(Code that draws figures)
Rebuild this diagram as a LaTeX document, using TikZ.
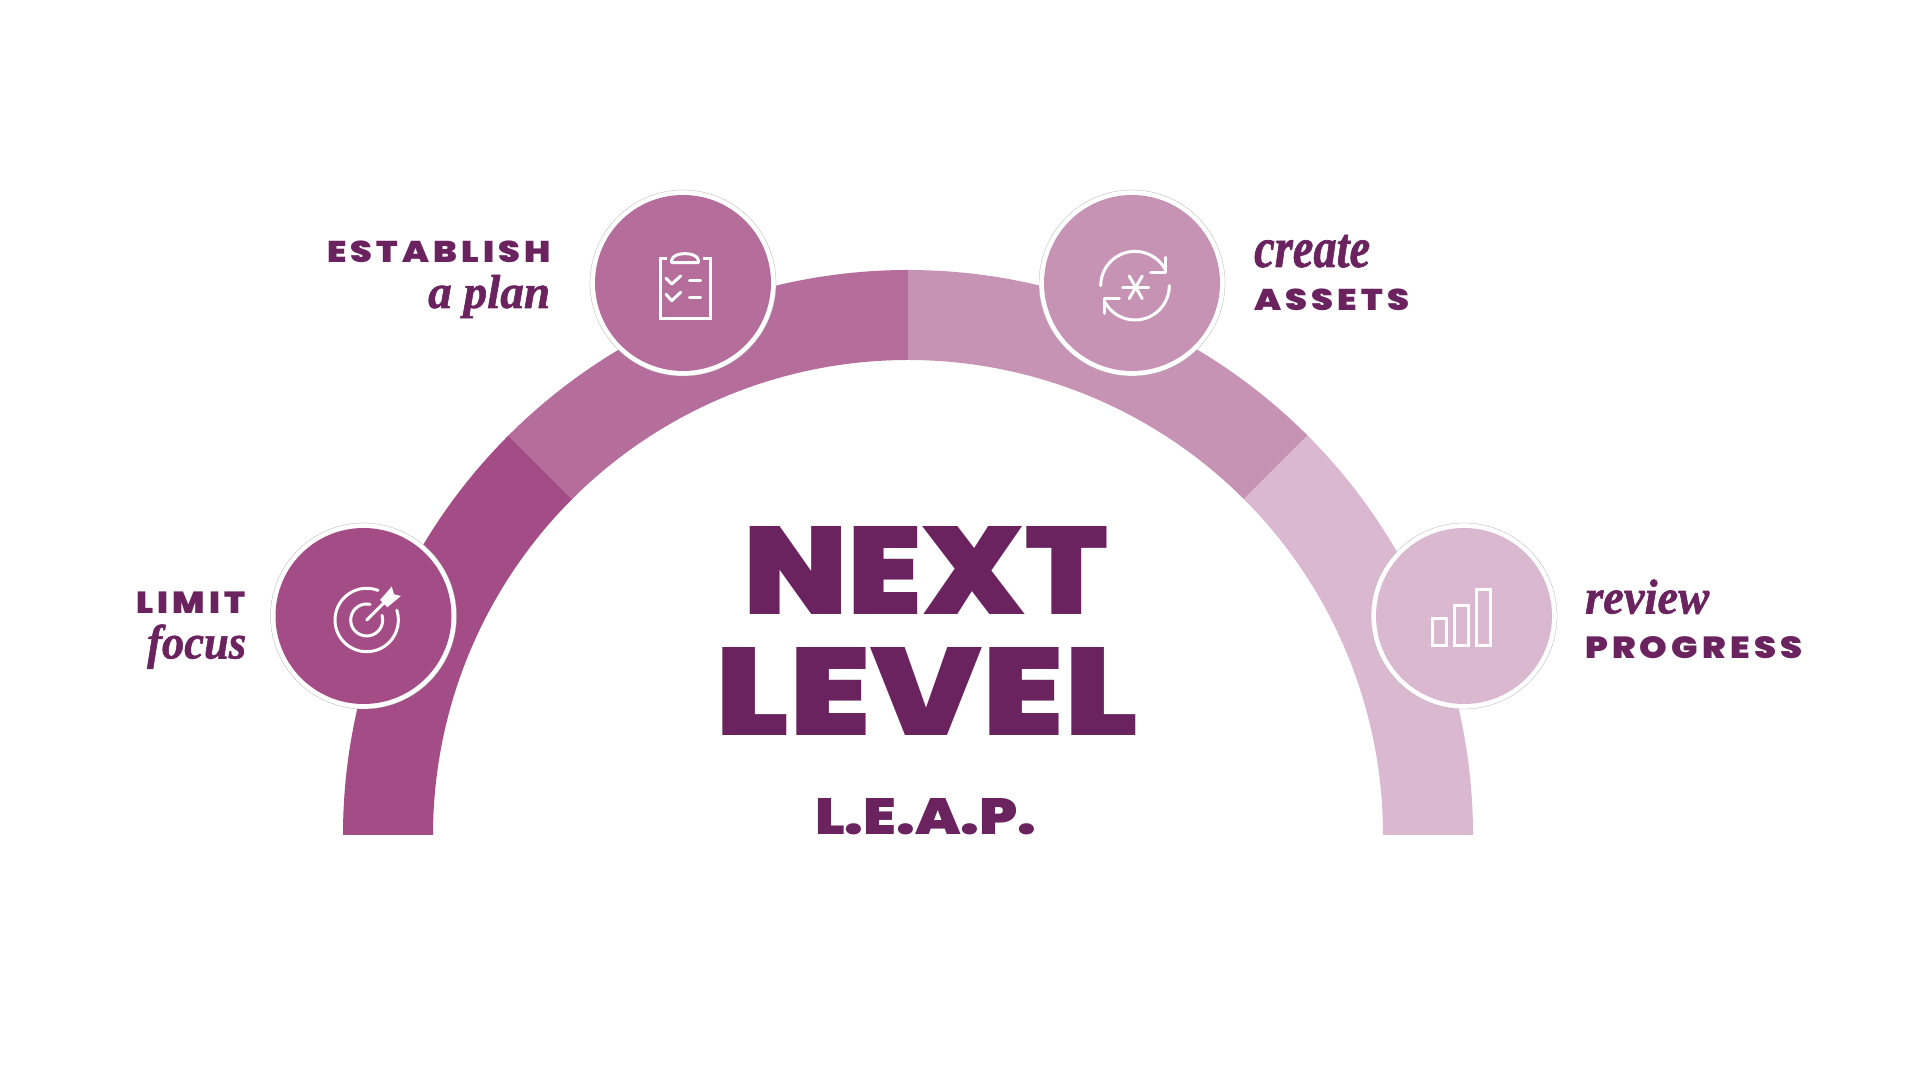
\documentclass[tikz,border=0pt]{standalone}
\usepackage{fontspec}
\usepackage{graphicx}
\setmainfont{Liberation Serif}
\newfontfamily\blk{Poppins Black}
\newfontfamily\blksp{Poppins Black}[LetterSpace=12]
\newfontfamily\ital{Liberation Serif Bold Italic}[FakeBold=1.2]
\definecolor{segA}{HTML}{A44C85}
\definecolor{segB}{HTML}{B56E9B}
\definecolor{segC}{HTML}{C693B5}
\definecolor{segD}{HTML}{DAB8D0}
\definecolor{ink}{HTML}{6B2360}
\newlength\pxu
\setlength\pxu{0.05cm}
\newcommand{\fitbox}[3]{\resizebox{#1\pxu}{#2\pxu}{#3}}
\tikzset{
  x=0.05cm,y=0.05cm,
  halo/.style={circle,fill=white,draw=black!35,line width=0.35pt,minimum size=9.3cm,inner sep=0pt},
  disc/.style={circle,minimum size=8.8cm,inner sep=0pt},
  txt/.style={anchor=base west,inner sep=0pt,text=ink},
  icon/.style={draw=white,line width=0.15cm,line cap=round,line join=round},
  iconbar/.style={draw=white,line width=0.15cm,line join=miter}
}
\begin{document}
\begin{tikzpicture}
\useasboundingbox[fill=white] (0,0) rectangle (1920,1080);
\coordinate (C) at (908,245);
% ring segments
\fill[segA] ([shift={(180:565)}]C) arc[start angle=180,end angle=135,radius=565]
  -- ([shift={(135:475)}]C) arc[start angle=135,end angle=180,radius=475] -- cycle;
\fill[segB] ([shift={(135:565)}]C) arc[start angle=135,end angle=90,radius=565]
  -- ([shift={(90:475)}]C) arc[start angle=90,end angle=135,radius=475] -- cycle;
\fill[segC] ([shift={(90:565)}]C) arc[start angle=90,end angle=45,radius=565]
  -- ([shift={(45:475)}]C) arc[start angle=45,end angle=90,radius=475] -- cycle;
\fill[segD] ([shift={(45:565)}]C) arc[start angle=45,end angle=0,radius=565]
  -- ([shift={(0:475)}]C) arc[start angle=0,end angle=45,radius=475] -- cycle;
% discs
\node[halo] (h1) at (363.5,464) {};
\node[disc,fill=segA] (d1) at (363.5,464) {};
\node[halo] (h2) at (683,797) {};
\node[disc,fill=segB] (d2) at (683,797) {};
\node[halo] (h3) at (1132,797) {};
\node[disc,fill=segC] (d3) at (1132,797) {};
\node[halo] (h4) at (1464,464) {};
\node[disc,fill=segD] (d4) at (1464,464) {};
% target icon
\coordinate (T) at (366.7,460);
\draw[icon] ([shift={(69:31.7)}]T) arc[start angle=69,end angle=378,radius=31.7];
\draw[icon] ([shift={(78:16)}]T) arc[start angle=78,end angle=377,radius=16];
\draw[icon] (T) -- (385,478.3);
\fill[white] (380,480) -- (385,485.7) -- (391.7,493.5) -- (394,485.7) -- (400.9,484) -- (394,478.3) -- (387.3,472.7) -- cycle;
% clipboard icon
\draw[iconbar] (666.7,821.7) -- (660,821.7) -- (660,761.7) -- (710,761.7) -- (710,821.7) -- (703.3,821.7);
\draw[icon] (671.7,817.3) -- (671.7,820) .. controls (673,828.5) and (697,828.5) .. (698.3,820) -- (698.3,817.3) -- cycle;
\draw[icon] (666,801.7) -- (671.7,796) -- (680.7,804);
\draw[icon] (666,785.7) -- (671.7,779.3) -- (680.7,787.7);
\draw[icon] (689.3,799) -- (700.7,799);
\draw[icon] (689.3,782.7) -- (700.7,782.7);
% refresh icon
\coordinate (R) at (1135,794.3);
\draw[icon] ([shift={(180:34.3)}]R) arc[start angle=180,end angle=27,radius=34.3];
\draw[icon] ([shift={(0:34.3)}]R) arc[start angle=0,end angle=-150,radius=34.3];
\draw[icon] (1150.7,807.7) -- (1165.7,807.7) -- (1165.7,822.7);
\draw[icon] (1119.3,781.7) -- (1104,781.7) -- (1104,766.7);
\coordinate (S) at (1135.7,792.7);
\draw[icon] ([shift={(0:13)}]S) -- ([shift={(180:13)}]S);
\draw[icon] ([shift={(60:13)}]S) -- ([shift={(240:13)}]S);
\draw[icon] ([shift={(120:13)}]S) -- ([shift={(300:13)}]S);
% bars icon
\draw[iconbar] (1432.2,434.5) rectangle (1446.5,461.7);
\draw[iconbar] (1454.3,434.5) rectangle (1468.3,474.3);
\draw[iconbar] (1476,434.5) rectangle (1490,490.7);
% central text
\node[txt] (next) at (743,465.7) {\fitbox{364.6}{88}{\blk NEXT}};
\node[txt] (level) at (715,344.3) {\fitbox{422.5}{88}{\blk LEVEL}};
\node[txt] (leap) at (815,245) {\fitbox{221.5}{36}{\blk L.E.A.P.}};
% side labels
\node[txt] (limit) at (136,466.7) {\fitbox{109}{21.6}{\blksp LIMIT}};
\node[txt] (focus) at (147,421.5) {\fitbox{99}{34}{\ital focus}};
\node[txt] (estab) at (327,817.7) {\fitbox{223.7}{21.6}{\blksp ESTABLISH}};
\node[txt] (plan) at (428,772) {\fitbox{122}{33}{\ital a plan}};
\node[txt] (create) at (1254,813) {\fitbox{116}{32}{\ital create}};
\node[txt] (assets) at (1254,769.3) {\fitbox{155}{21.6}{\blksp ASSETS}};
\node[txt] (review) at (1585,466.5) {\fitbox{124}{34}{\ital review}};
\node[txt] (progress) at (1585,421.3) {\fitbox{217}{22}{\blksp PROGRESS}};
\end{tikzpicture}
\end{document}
---
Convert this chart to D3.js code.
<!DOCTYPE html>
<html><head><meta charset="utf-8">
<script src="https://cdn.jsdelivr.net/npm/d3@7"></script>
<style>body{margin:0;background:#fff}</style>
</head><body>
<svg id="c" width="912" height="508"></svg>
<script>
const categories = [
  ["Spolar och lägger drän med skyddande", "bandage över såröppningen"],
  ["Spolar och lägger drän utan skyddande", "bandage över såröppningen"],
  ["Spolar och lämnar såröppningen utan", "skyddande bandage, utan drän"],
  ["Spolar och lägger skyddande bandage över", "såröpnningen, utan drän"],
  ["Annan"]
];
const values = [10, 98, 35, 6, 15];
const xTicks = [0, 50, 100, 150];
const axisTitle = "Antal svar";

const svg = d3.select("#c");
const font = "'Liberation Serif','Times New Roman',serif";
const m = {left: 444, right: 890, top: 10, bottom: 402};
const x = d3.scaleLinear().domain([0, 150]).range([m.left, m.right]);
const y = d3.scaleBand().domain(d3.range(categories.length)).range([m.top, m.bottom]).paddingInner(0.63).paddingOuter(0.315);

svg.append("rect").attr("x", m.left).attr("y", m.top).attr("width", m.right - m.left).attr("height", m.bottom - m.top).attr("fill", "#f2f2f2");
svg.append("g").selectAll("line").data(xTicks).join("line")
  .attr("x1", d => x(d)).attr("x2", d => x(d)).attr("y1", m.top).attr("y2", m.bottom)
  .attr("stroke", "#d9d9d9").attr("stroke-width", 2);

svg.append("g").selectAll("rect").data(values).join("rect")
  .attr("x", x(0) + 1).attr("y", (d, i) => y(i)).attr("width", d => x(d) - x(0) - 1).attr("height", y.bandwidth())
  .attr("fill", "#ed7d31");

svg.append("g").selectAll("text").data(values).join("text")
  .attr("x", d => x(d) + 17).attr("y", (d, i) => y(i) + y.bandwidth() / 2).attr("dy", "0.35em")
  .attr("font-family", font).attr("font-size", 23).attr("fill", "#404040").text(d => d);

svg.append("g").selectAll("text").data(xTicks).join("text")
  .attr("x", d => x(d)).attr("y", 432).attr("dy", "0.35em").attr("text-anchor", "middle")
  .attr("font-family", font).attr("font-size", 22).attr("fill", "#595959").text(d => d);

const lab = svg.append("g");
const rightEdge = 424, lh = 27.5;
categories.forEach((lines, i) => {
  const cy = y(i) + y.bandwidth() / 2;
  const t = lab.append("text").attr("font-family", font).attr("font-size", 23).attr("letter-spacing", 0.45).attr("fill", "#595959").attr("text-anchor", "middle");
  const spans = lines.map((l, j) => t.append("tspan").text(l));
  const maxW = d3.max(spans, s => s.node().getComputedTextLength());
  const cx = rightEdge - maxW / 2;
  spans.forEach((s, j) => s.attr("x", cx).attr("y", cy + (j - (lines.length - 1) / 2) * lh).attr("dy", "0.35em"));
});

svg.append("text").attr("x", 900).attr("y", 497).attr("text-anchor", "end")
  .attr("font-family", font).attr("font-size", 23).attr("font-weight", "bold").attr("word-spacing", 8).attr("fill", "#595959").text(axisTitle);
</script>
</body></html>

Work required: Copy all lines from the material that contain "this".

Task result:
Rebuild this diagram as a LaTeX document, using TikZ.
Convert this chart to D3.js code.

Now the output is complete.